The film feels old and antiquated. It feels like a mid 90’s Bond movie or a knock off “Die Hard” film. Some of the essential elements of the “Die Hard” franchise are missing. First, there’s the confined setting. In the first film, it was L.A’s Nakatomi Plaza, the high rise that became the jungle ground for the close-quarters action. In the second film, it was Dulles Airport on a snowy day, in the third it was Manhattan. With McClane driving, running and flying all over the East Coast, lost is the “poisoned pill” aspect of McClane’s character – the wrong place at the wrong time.

The film is also missing the wonderful Michael Kamen score, which was the signature sound of the series. Sadly Kamen died a few years ago, and Marco Beltrami fills in, with a sampling of his themes, but the feel just isn’t there. Imagine if Marco Beltrami scored the new Indiana Jones film? It’s just not the same.

The third missing link is a charismatic bad guy. Timothy Olyphant was cast for his looks, but the part needs charm to make it a “Die Hard” film. Also, Wiseman holes up Olyphant and his crew in a truck for most of the film and they never have to lift a finger to do the work. I know we live in a digital age, but hackers stealing money by typing on a keyboard just isn’t exciting. And remember the introduction of the McTiernan bad guys – Alan Rickman and Jeremy Irons? We first see Olyphant turning his head toward camera in a close-up. There's no visual panache.

Wiseman casts the always wonderful Cyril Raffaelli, the parquor master from France, as his Alexander Gudonov. He is great and shows off his tremendous skills. And it is a shame when he eventually gets killed by an overmatched McClane. Maggie Q, as a hacker/kung fu master, is ridiculous and ripped out of a lame Bond film.

Len Wiseman looks comfortable with the action and stages some good scenes, but at times it looks as if he’s biting off more than he can chew.

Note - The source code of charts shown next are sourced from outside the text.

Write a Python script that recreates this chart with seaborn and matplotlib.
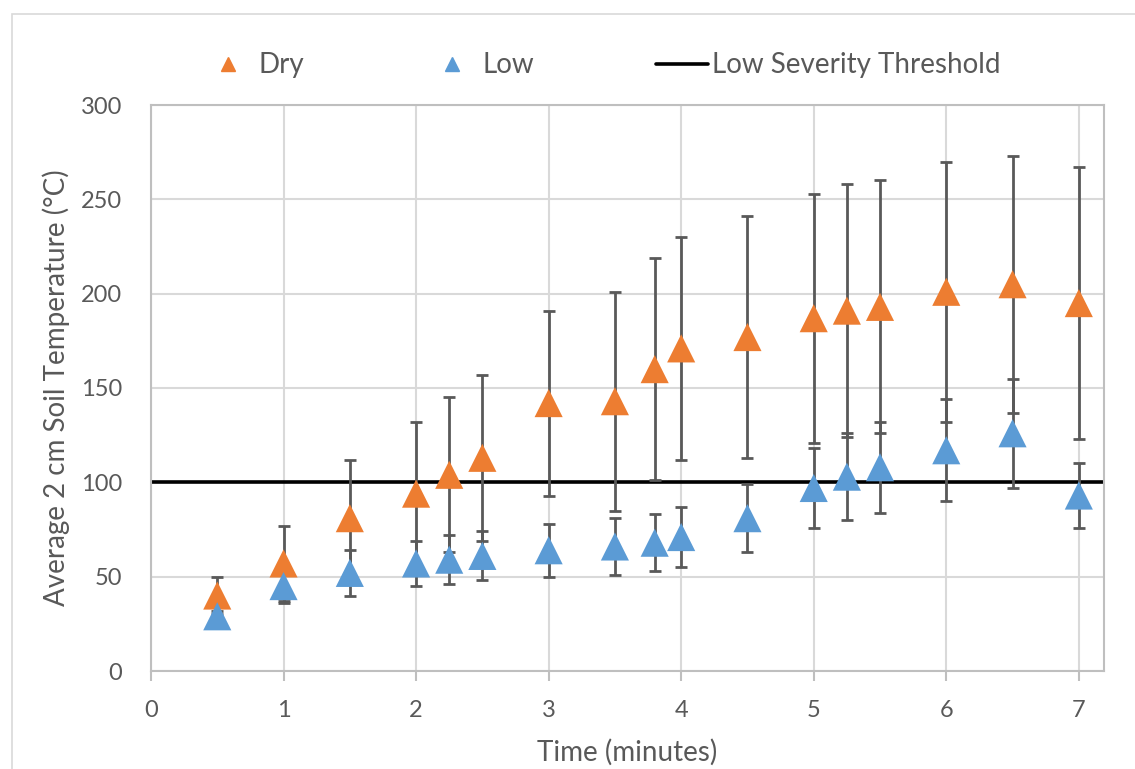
import matplotlib
matplotlib.use("Agg")
import matplotlib.pyplot as plt
from matplotlib.lines import Line2D
from matplotlib.patches import Rectangle
import pandas as pd
import seaborn as sns

# values
time_min = [0.5, 1, 1.5, 2, 2.25, 2.5, 3, 3.5, 3.8, 4, 4.5, 5, 5.25, 5.5, 6, 6.5, 7]
dry_mean = [40, 57, 81, 94, 104, 113, 142, 143, 160, 171, 177, 187, 191, 193, 201, 205, 195]
dry_err = [10, 20, 31, 38, 41, 44, 49, 58, 59, 59, 64, 66, 67, 67, 69, 68, 72]
low_mean = [29, 45, 52, 57, 59, 61, 64, 66, 68, 71, 81, 97, 103, 108, 117, 126, 93]
low_err = [3, 9, 12, 12, 13, 13, 14, 15, 15, 16, 18, 21, 23, 24, 27, 29, 17]
threshold = 100

ORANGE = "#ED7D31"
BLUE = "#5B9BD5"
TEXT = "#595959"
GRID = "#D9D9D9"

df = pd.DataFrame({
    "time": time_min,
    "dry": dry_mean,
    "dry_err": dry_err,
    "low": low_mean,
    "low_err": low_err,
})

sns.set_style("white")
plt.rcParams["font.family"] = ["Lato", "DejaVu Sans"]

fig = plt.figure(figsize=(11.35, 7.69), dpi=100)
ax = fig.add_axes([151 / 1135, 98 / 769, 953 / 1135, 566 / 769])

# outer chart border
fig.patches.append(Rectangle((12 / 1135, -0.1), 1.2, 1.1 - 14 / 769,
                             transform=fig.transFigure, fill=False,
                             edgecolor=GRID, linewidth=1.2, zorder=0))

# threshold line
ax.axhline(threshold, color="black", linewidth=2.6, zorder=2)

# error bars
for col in ["dry", "low"]:
    ax.errorbar(df["time"], df[col], yerr=df[col + "_err"], fmt="none",
                ecolor=TEXT, elinewidth=2, capsize=4.3, capthick=2, zorder=3)

# markers
sns.scatterplot(data=df, x="time", y="dry", marker="^", s=410, color=ORANGE,
                edgecolor="none", ax=ax, zorder=4)
sns.scatterplot(data=df, x="time", y="low", marker="^", s=410, color=BLUE,
                edgecolor="none", ax=ax, zorder=4)

ax.set_xlim(0, 7.19)
ax.set_ylim(0, 300)
ax.set_xticks(range(0, 8))
ax.set_yticks(range(0, 301, 50))
ax.grid(True, color=GRID, linewidth=1.5, zorder=0)
ax.set_axisbelow(True)
for s in ax.spines.values():
    s.set_color("#BFBFBF")
    s.set_linewidth(1.5)

ax.tick_params(axis="x", which="major", length=7, width=1.5, color="#BFBFBF",
               direction="out", bottom=True, labelsize=17, labelcolor=TEXT, pad=14)
ax.tick_params(axis="y", length=0, labelsize=17, labelcolor=TEXT, pad=21)

ax.set_xlabel("Time (minutes)", fontsize=20, color=TEXT)
ax.set_ylabel("Average 2 cm Soil Temperature (°C)", fontsize=20, color=TEXT)
ax.xaxis.set_label_coords(0.5, -0.12)
ax.yaxis.set_label_coords(-0.085, 0.5)

handles = [
    Line2D([], [], linestyle="none", marker="^", markersize=10, color=ORANGE),
    Line2D([], [], linestyle="none", marker="^", markersize=10, color=BLUE),
    Line2D([], [], color="black", linewidth=2.6),
]
fig.legend(handles, ["Dry", "Low", "Low Severity Threshold"], ncol=3,
           loc="center", bbox_to_anchor=(0.53, 0.915), frameon=False,
           fontsize=20, labelcolor=TEXT, handlelength=1.87, handletextpad=0.15,
           columnspacing=4.4)

fig.savefig("out.png", dpi=100)
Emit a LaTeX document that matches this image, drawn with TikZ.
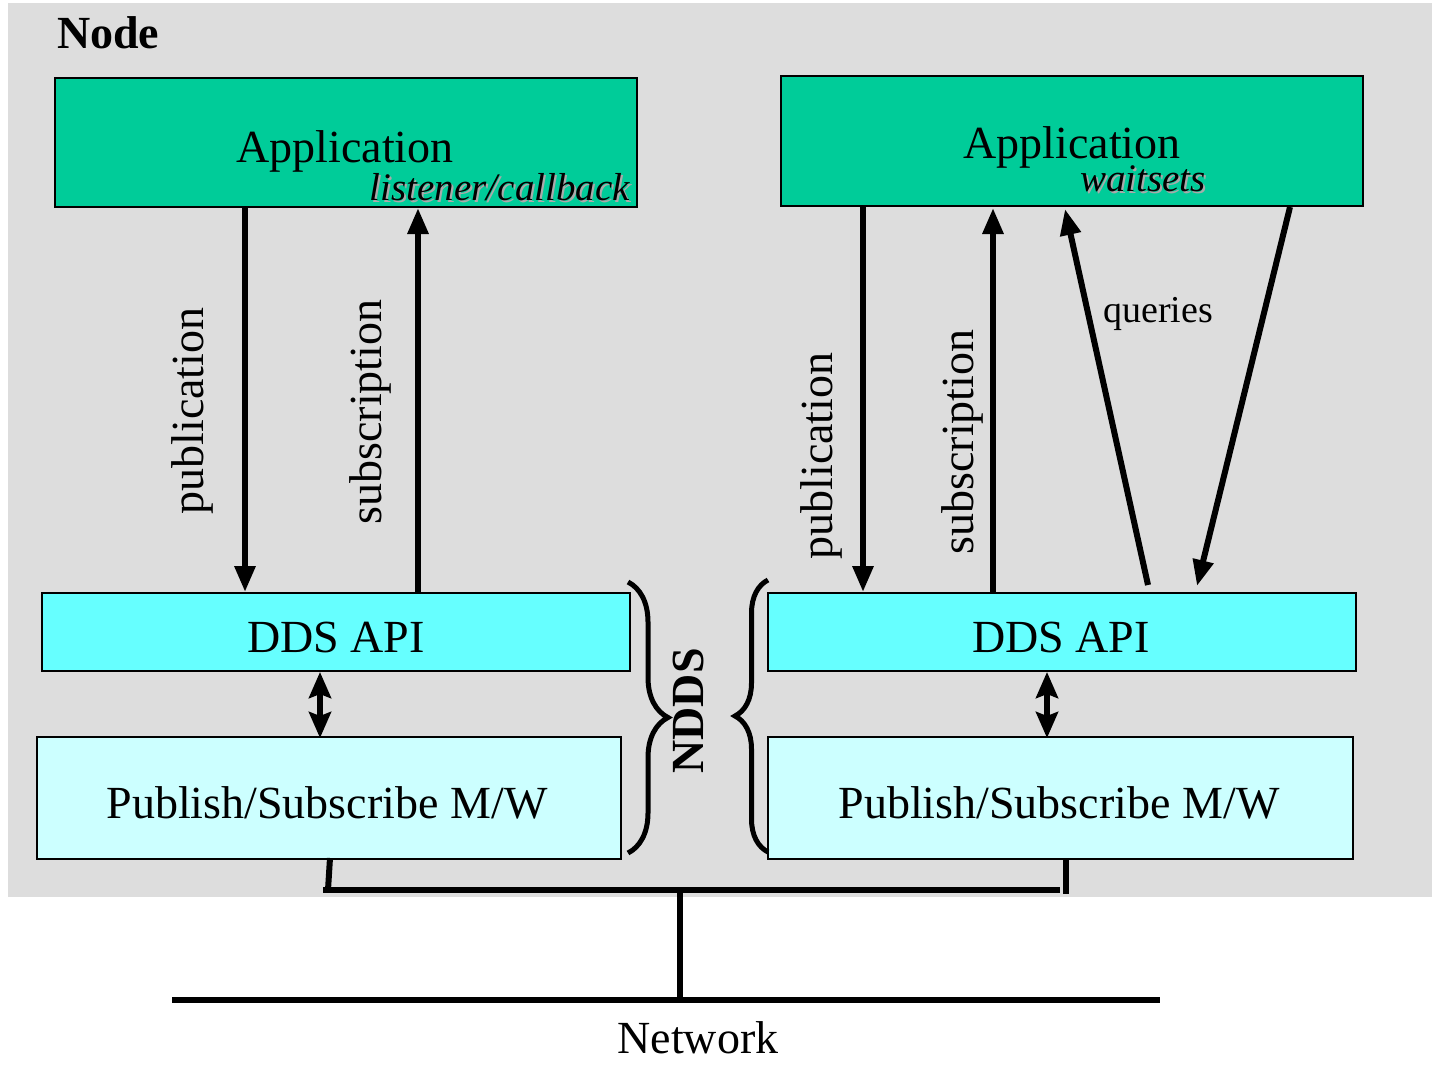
\documentclass[tikz,border=0pt]{standalone}
\usepackage{fontspec}
\setmainfont{Liberation Serif}
\usetikzlibrary{arrows.meta,decorations.pathreplacing,calc}
\definecolor{bggray}{HTML}{DDDDDD}
\definecolor{appgreen}{HTML}{00CC99}
\definecolor{ddscyan}{HTML}{66FFFF}
\definecolor{pscyan}{HTML}{CCFFFF}
\definecolor{shadowgray}{HTML}{AAAAAA}
\begin{document}
\begin{tikzpicture}[x=1pt,y=-1pt,
  box/.style={draw=black, line width=2pt, inner sep=0pt, anchor=north west},
  big/.style={font=\fontsize{46}{50}\selectfont, inner sep=0pt},
  ital/.style={font=\fontsize{39}{42}\selectfont\itshape, inner sep=0pt},
  small/.style={font=\fontsize{38}{42}\selectfont, inner sep=0pt},
  bold/.style={font=\fontsize{46}{50}\selectfont\bfseries, inner sep=0pt},
  flow/.style={line width=6pt, -{Triangle[length=26pt,width=20pt]}},
  dbl/.style={line width=6pt, {Stealth[length=26pt,width=22pt,inset=4pt]}-{Stealth[length=26pt,width=22pt,inset=4pt]}},
  bus/.style={line width=6pt},
  bracestyle/.style={line width=5pt, decorate}
]
\useasboundingbox (0,0) rectangle (1435,1068);
\fill[bggray] (8,3) rectangle (1432,897);

\node[bold, anchor=base west] (nodelbl) at (57,48) {Node};

% Application boxes
\node[box, fill=appgreen, minimum width=582pt, minimum height=129pt] (appL) at (54,77) {};
\node[box, fill=appgreen, minimum width=582pt, minimum height=130pt] (appR) at (780,75) {};
\node[big, anchor=base] (appLt) at (345,162) {Application};
\node[big, anchor=base] (appRt) at (1072,158) {Application};
\node[ital, anchor=base east, text=shadowgray] (lcbS) at (632,202) {listener/callback};
\node[ital, anchor=base east] (lcb) at (630,200) {listener/callback};
\node[ital, anchor=base west, text=shadowgray] (wsS) at (1082,193) {waitsets};
\node[ital, anchor=base west] (ws) at (1080,191) {waitsets};

% DDS API boxes
\node[box, fill=ddscyan, minimum width=588pt, minimum height=78pt] (ddsL) at (41,592) {};
\node[box, fill=ddscyan, minimum width=588pt, minimum height=78pt] (ddsR) at (767,592) {};
\node[big, anchor=base] (ddsLt) at (336,652) {DDS API};
\node[big, anchor=base] (ddsRt) at (1061,652) {DDS API};

% Publish/Subscribe boxes
\node[box, fill=pscyan, minimum width=584pt, minimum height=122pt] (psL) at (36,736) {};
\node[box, fill=pscyan, minimum width=585pt, minimum height=122pt] (psR) at (767,736) {};
\node[big, anchor=base] (psLt) at (327,818) {Publish/Subscribe M/W};
\node[big, anchor=base] (psRt) at (1059,818) {Publish/Subscribe M/W};

% x positions of connectors
\coordinate (xpubL) at (245,0);
\coordinate (xsubL) at (418,0);
\coordinate (xdblL) at (320,0);
\coordinate (xpubR) at (863,0);
\coordinate (xsubR) at (993,0);
\coordinate (xdblR) at (1047,0);
\coordinate (q1a) at (1148,0);
\coordinate (q1b) at (1065,0);
\coordinate (q2a) at (1290,0);
\coordinate (q2b) at (1197,0);

% left arrows
\draw[flow] (appL.south -| xpubL) -- (ddsL.north -| xpubL);
\draw[flow] (ddsL.north -| xsubL) -- (appL.south -| xsubL);
\draw[dbl] (ddsL.south -| xdblL) -- ($(psL.north -| xdblL)+(0,2)$);
% right arrows
\draw[flow] (appR.south -| xpubR) -- (ddsR.north -| xpubR);
\draw[flow] (ddsR.north -| xsubR) -- ($(appR.south -| xsubR)+(0,1)$);
\draw[dbl] (ddsR.south -| xdblR) -- ($(psR.north -| xdblR)+(0,2)$);
\draw[flow] ($(ddsR.north -| q1a)+(0,-7)$) -- ($(appR.south -| q1b)+(0,2)$);
\draw[flow] (appR.south -| q2a) -- ($(ddsR.north -| q2b)+(0,-6)$);

% rotated labels
\node[big, rotate=90] (pubLl) at (192,411) {publication};
\node[big, rotate=90] (subLl) at (370,412) {subscription};
\node[big, rotate=90] (pubRl) at (821,456) {publication};
\node[big, rotate=90] (subRl) at (962,442) {subscription};
\node[small, anchor=base west] (qry) at (1103,322) {queries};

% braces and NDDS
\coordinate (brLt) at (628,582);
\coordinate (brLb) at (628,853);
\coordinate (brRt) at (768,580);
\coordinate (brRb) at (768,852);
\draw[bracestyle, decoration={brace, amplitude=40pt, aspect=0.5}] (brLt) -- (brLb);
\draw[bracestyle, decoration={brace, amplitude=33pt, aspect=0.5}] (brRb) -- (brRt);
\node[bold, rotate=90] (ndds) at (688,711) {NDDS};

% network
\coordinate (busLt) at (330,858);
\coordinate (busL) at (328,890);
\coordinate (busLe) at (323,890);
\coordinate (busRt) at (1066,858);
\coordinate (busRb) at (1066,894);
\coordinate (busRe) at (1060,890);
\coordinate (hub) at (680,890);
\coordinate (netC) at (680,1000);
\coordinate (netL) at (172,1000);
\coordinate (netR) at (1160,1000);
\draw[bus] (busLt) -- (busL);
\draw[bus] (busLe) -- (busRe);
\draw[bus] (busRt) -- (busRb);
\draw[bus] (hub) -- (netC);
\draw[bus] (netL) -- (netR);
\node[big, anchor=base] (netlbl) at (698,1053) {Network};
\end{tikzpicture}
\end{document}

The addition of a fighter jet firing missiles at McClane’s truck went way over the top, not to mention the digital car that flips about 10 times and flies over McClane and Ferrall’s heads in the highway tunnel.

The original “Die Hard” seemed to be rooted in some kind of logic. But here, physics and geography are thrown out the window. John McClane is no longer the everyman, working class cop in the ‘wrong place at the wrong time’ he’s now the equivalent of a Marvel superhero and a self-parody like “The Terminator”. John McTiernan wouldn’t have let this happen.


1 comment :

Anonymous said...

I thought it had good effects and a lot of action. The story was typical ridiculous crap where hackers can, in 5 keystrokes, link up to any security camera in the world or hack into any site. Bruce Willis was snarky and there was lots of gun violence. It was enjoyable in a brainless adrenaline way but beyond that it was fluff. Sometimes you want fluff.